With increased financial pressure on everyone in the current economic climate, landlords need to be vigilant as to how they vet and process potential tenants so as to avoid the risk of future defaults. Managing tenant risk has, therefore, become crucial. As with all risks, tenant risk is best-managed upfront and I would recommend the following steps to do so.
1. Do a thorough credit, reference and FICA check
It starts with doing a thorough credit check on prospective tenants and a reference check with their previous landlords.
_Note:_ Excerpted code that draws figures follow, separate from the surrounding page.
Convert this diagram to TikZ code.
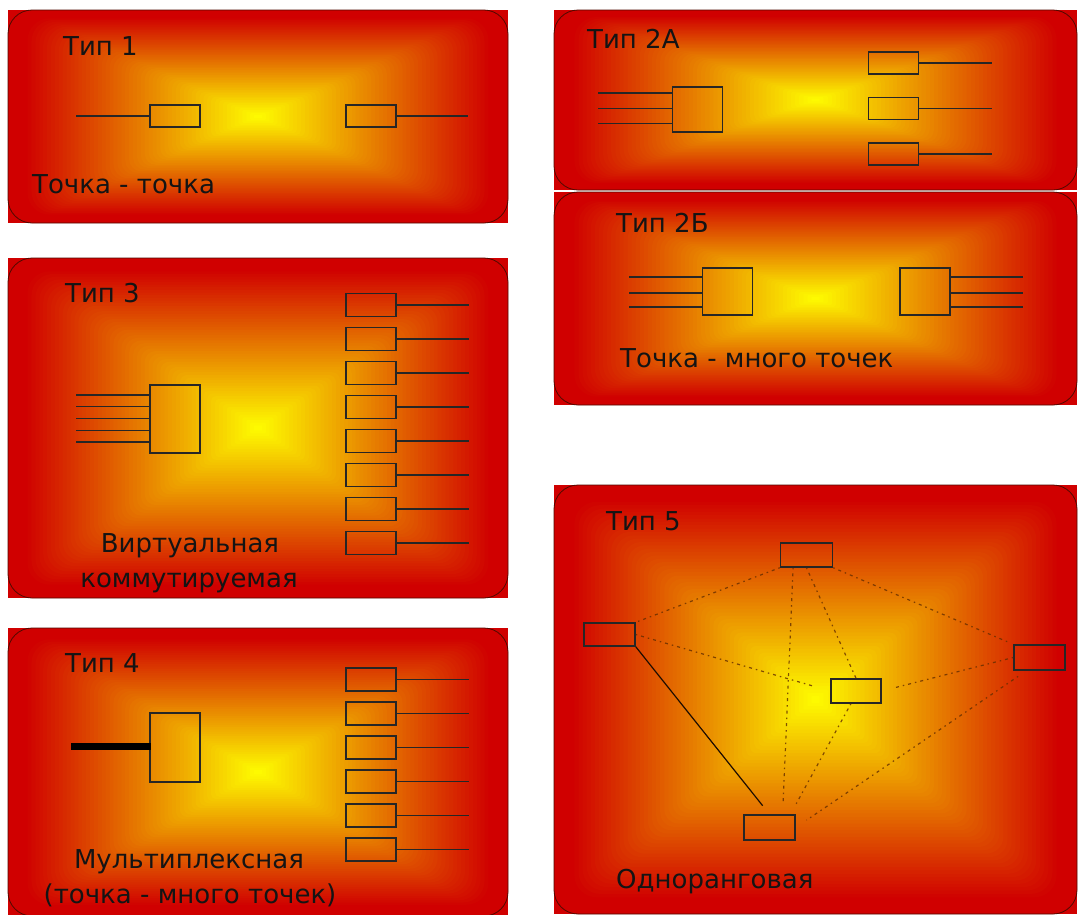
\documentclass[tikz,border=0pt]{standalone}
\usepackage{fontspec}
\setmainfont{DejaVu Sans}
\usetikzlibrary{calc}
\definecolor{pred}{RGB}{208,0,0}
\definecolor{pborder}{RGB}{80,10,0}
\definecolor{webc}{RGB}{100,45,0}
\newcommand\gradpanel[4]{%
  \fill[pred] (#1,#2) rectangle (#3,#4);
  \pgfmathsetmacro\gpcx{(#1+#3)/2}%
  \pgfmathsetmacro\gpcy{(#2+#4)/2}%
  \pgfmathsetmacro\gphw{(#3-#1)/2}%
  \pgfmathsetmacro\gphh{(#4-#2)/2}%
  \foreach \gpi in {0,...,63}{%
    \pgfmathsetmacro\gpS{1-\gpi/64}%
    \pgfmathsetmacro\gpU{max(0,min(1,(\gpi/64-0.06)/0.94))}%
    \pgfmathtruncatemacro\gpG{255*\gpU}%
    \pgfmathtruncatemacro\gpR{208+47*\gpU}%
    \pgfmathsetmacro\gpRC{max(0.5,24*\gpS)}%
    \definecolor{gptmp}{RGB}{\gpR,\gpG,0}%
    \fill[gptmp, rounded corners=\gpRC pt] (\gpcx-\gphw*\gpS,\gpcy-\gphh*\gpS) rectangle (\gpcx+\gphw*\gpS,\gpcy+\gphh*\gpS);
  }%
  \draw[pborder, line width=0.8pt, rounded corners=24pt] (#1,#2) rectangle (#3,#4);
}
\begin{document}
\begin{tikzpicture}[x=1pt,y=-1pt,
  box/.style={draw=black!85, line width=1.5pt, minimum width=50pt, minimum height=23pt, inner sep=0pt},
  bigbox/.style={box, minimum height=#1},
  wire/.style={draw=black!85, line width=1.4pt},
  web/.style={draw=webc, line width=1.2pt, dash pattern=on 1.5pt off 4pt on 3pt off 4pt, opacity=0.8},
  lbl/.style={font=\fontsize{26}{31}\selectfont, inner sep=0pt, text=black!92}]
\useasboundingbox (0,0) rectangle (1078,914);
\clip (0,0) rectangle (1078,914);
\fill[white] (0,0) rectangle (1078,914);

% panels
\gradpanel{8}{10}{508}{223}
\gradpanel{8}{258}{508}{598}
\gradpanel{8}{628}{508}{916}
\gradpanel{554}{10}{1077}{190}
\gradpanel{554}{192}{1077}{405}
\gradpanel{554}{485}{1077}{914}

% ---------- Type 1
\node[lbl, anchor=base west] (t1) at (63,55) {Тип 1};
\node[lbl, anchor=base west] (n1) at (32,193) {Точка - точка};
\node[box, minimum height=22pt] (l1) at (175,116) {};
\node[box, minimum height=22pt] (r1) at (371,116) {};
\coordinate (l1e) at (76,116);
\coordinate (r1e) at (468,116);
\draw[wire] (l1e) -- (l1.west);
\draw[wire] (r1.east) -- (r1e);

% ---------- Type 3
\node[lbl, anchor=base west] (t3) at (65,302) {Тип 3};
\node[lbl, anchor=base] (n3a) at (190,552) {Виртуальная};
\node[lbl, anchor=base] (n3b) at (189,587) {коммутируемая};
\node[bigbox=68pt] (c3) at (175,419) {};
\foreach \k in {0,...,4}{
  \coordinate (a3\k) at (76,395+11.75*\k);
  \draw[wire] (a3\k) -- (a3\k -| c3.west);
}
\foreach \k in {0,...,7}{
  \node[box] (r3\k) at (371,305+34*\k) {};
  \coordinate (e3\k) at (469,305+34*\k);
  \draw[wire] (r3\k.east) -- (e3\k);
}

% ---------- Type 4
\node[lbl, anchor=base west] (t4) at (65,672) {Тип 4};
\node[lbl, anchor=base] (n4a) at (189,868) {Мультиплексная};
\node[lbl, anchor=base] (n4b) at (190,903) {(точка - много точек)};
\node[bigbox=69pt] (c4) at (175,747.5) {};
\coordinate (m4) at (71,746);
\draw[draw=black, line width=7pt] (m4) -- ($(m4 -| c4.west)+(2,0)$);
\foreach \k in {0,...,5}{
  \node[box] (r4\k) at (371,679.3+34*\k) {};
  \coordinate (e4\k) at (469,679.3+34*\k);
  \draw[wire] (r4\k.east) -- (e4\k);
}

% ---------- Type 2A
\node[lbl, anchor=base west] (t2a) at (587,48) {Тип 2А};
\node[bigbox=45pt] (c2a) at (697.5,109.5) {};
\foreach \y [count=\k] in {93,108.3,123.3}{
  \coordinate (a2\k) at (598,\y);
  \draw[wire] (a2\k) -- (a2\k -| c2a.west);
}
\foreach \y [count=\k] in {63,108.5,154}{
  \node[box, minimum height=22pt] (r2\k) at (893.5,\y) {};
  \coordinate (e2\k) at (991.5,\y);
  \draw[wire] (r2\k.east) -- (e2\k);
}

% ---------- Type 2B
\node[lbl, anchor=base west] (t2b) at (616,232) {Тип 2Б};
\node[lbl, anchor=base west] (n2) at (620,367) {Точка - много точек};
\node[bigbox=47pt] (c2b) at (727.5,291.5) {};
\node[bigbox=47pt] (d2b) at (925,291.5) {};
\foreach \y [count=\k] in {277,293,307}{
  \coordinate (a5\k) at (629,\y);
  \draw[wire] (a5\k) -- (a5\k -| c2b.west);
  \coordinate (e5\k) at (1023,\y);
  \draw[wire] (e5\k -| d2b.east) -- (e5\k);
}

% ---------- Type 5
\node[lbl, anchor=base west] (t5) at (606,530) {Тип 5};
\node[lbl, anchor=base west] (n5) at (616,888) {Одноранговая};
\node[box, minimum width=52pt, minimum height=24pt] (T) at (806.5,555) {};
\node[box, minimum width=51pt, minimum height=23pt] (L) at (609.5,634.5) {};
\node[box, minimum width=50pt, minimum height=24pt] (C) at (856,691) {};
\node[box, minimum width=51pt, minimum height=25pt] (R) at (1039.5,657.5) {};
\node[box, minimum width=51pt, minimum height=25pt] (B) at (769.5,827.5) {};
\draw[draw=black!70!webc, line width=1.2pt, shorten >=11pt] (L.south east) -- (B.north);
\draw[web] (T.south west) -- (L.north east);
\draw[web, shorten >=18pt] (L.east) -- (C.west);
\draw[web, shorten >=12pt] ($(T.south west)!0.25!(T.south east)$) -- ($(B.north west)!0.75!(B.north east)$);
\draw[web] (T.south) -- (C.north);
\draw[web, shorten >=3pt] (T.south east) -- (R.north west);
\draw[web, shorten >=12pt] (R.west) -- (C.east);
\draw[web, shorten <=10pt, shorten >=13pt] ($(R.south west)!0.25!(R.south east)$) -- (B.east);
\draw[web, shorten >=12pt] ($(C.south west)!0.4!(C.south east)$) -- ($(B.north west)!0.9!(B.north east)$);
\end{tikzpicture}
\end{document}
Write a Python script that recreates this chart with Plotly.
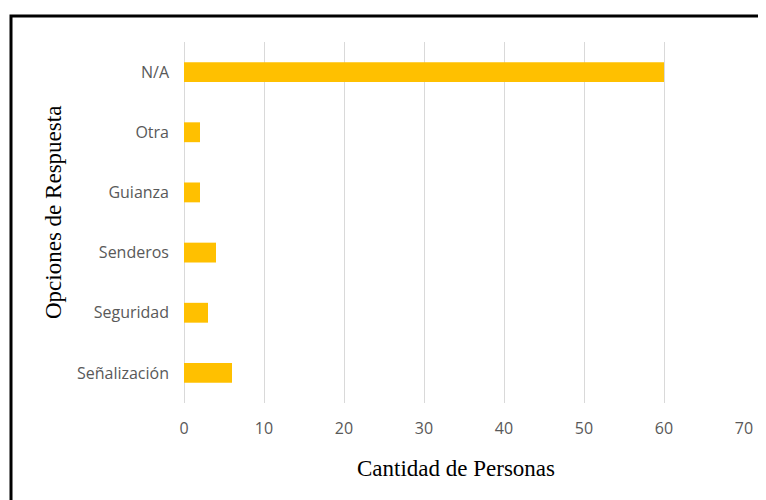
import plotly.graph_objects as go

categories = ["Señalización", "Seguridad", "Senderos", "Guianza", "Otra", "N/A"]
values = [6, 3, 4, 2, 2, 60]
x_ticks = [0, 10, 20, 30, 40, 50, 60, 70]

# page offset of the figure (body margin)
OFF = 8
W, H = 766 - OFF, 500 - OFF
L, T = 184 - OFF, 42 - OFF
R = W - (744 - OFF)
B = H - (403 - OFF)
pw, ph = W - L - R, H - T - B

def px_x(p):
    return (p - OFF - L) / pw

def px_y(p):
    return (H - B - (p - OFF)) / ph

fig = go.Figure(go.Bar(
    x=values, y=categories, orientation="h",
    marker=dict(color="#FFC000", line=dict(width=0)),
    hoverinfo="x+y",
))

title_font = dict(family="Liberation Serif", size=23, color="#000000")

fig.update_layout(
    width=W, height=H,
    margin=dict(l=L, r=R, t=T, b=B),
    paper_bgcolor="white", plot_bgcolor="white",
    bargap=0.67,
    showlegend=False,
    font=dict(family="Open Sans", color="#595959", size=16),
    xaxis=dict(
        range=[0, 70], tickvals=x_ticks, showgrid=True, gridcolor="#D9D9D9", gridwidth=1,
        zeroline=True, zerolinecolor="#D9D9D9", zerolinewidth=1, showline=False,
        ticks="", ticklabelstandoff=14, tickfont=dict(size=16, color="#595959"),
    ),
    yaxis=dict(
        categoryorder="array", categoryarray=categories, showgrid=False, showline=False,
        ticks="", ticklabelstandoff=14, tickfont=dict(size=16, color="#595959"),
    ),
    annotations=[
        dict(text="Cantidad de Personas", xref="paper", yref="paper",
             x=px_x(456), y=px_y(468), xanchor="center", yanchor="middle",
             showarrow=False, font=title_font),
        dict(text="Opciones de Respuesta", xref="paper", yref="paper",
             x=px_x(53), y=px_y(213), xanchor="center", yanchor="middle",
             textangle=-90, showarrow=False, font=title_font),
    ],
    shapes=[
        dict(type="rect", xref="paper", yref="paper",
             x0=px_x(11), x1=px_x(790), y0=px_y(16), y1=px_y(520),
             line=dict(color="#000000", width=3), fillcolor="rgba(0,0,0,0)", layer="above"),
    ],
)

fig.write_html("out.html")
A credit check gives you insight into how they manage their financial affairs and a reference check with their previous landlords help you find out if they maintained the property in good condition, respected any house rules that were in place and paid their rent on time.
Landlords and tenants might not be aware that estate agents are legally obliged to obtain proof of their identity and proof of address according to the Financial Intelligence Centre Act, commonly referred to as FICA. Your agent will require sight of all original documents or, alternatively, certified copies. Another vital aspect of a rental is when providing original identity documents, these will need to be seen in the presence of the document holder.
2. Confirm income earning with current employer
The next step is an income reference check with their current employer. It is important to confirm the prospective tenant’s employment status as well as their income. As a general rule, the monthly rental should be more or less 30% of the tenant’s gross income.
3. Pre- and post-site inspection
Prior to the tenant moving in, landlords would be advised to have a full-site inspection done, which would consist of a full report on the status of the property as well as photos to confirm these facts. It is also recommended that a follow-up site inspection is done when the tenant vacates at the end of the lease period, prior to refunding the deposit. Site inspections can also be done midway through the lease if the landlord has concerns about the tenant’s status.